Brands can learn social media and content lessons from ISIS argues NATO advisor



Brands have a lot to learn around the content space from terrorist organisation ISIS, argues a NATO social media advisor.

Speaking at the PRIA National Conference in Hobart Nicole Matejic, the CEO of Social Monster, said the way ISIS, or DAESH as they are known in Arabic, had identified a gap in the media market and had used social media to connect with audiences offered a key lesson for brands not properly utilising social media. 

“If you can get your SEO right, whether we’re talking about war or a crisis, the first thing people will see when they Google you is your three top pieces of content. It is easy to do,” she said. “It’s a sure win for information dominance.”

Matejic dismissed the PR industry’s preoccupation with engagement when it comes to content.

“When you’re putting out a campaign, don’t think about engagement think about conversion. I’m not interested in how many Facebook likes, or comments you got,” she said.

“I’m interested in how many people watched that video or how many people clicked that link and visited your website and what they did after that?
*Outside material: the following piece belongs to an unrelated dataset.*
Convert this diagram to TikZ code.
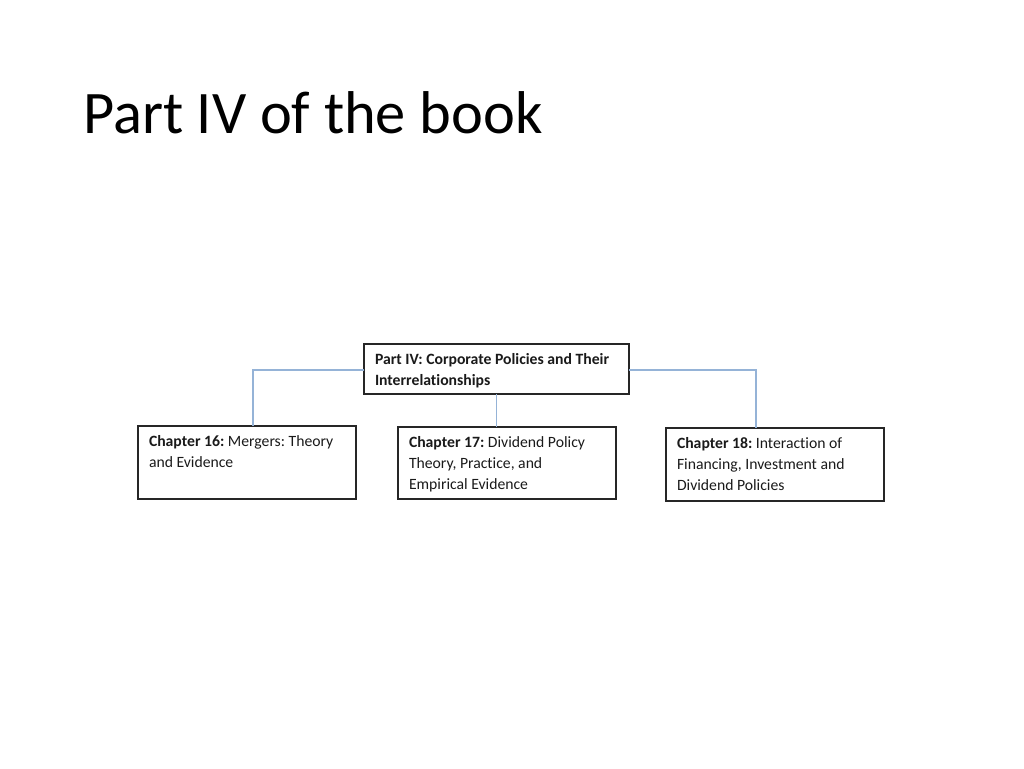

How long did they stay? Did they buy something? Where is your conversions?

“Otherwise all of this is for naught. It’s just another piece of content on their scrolling feed.”

She said it’s important to remember the goal of entering the content space.

“Governments are in the business of staying in power. Terrorists like to sell an ideology and terrorise people. The media is in the business of selling news – the media is in it for profit, it’s not a non-profit exercise. And citizens are in the business of surivival.”

“You need to start telling stories for your own brands or clients or somebody else will. They will walk into that information vacuum because no one else is there.

“It’s how Daesh have actually created this whole media empire because nobody was there. They saw a gap in the media landscape and they just took it.

“If you’ve got a client or you’re working for a company that has no media footprint, it’s really easy for someone to impersonate them or exploit them or their competitor to go and own that complete landscape.”

In light of the rise of social media and how brands and media companies can use it to distribute a message, Matejic suggested the death of the media release is imminent.

“It’s on its way out,” she said.  “In a content environment, if I can serve up to you a video and it gives a corporate statement, does the media then spend the time on it and give it to a  journalist or do they just grab that content and suddenly your video is front page news?”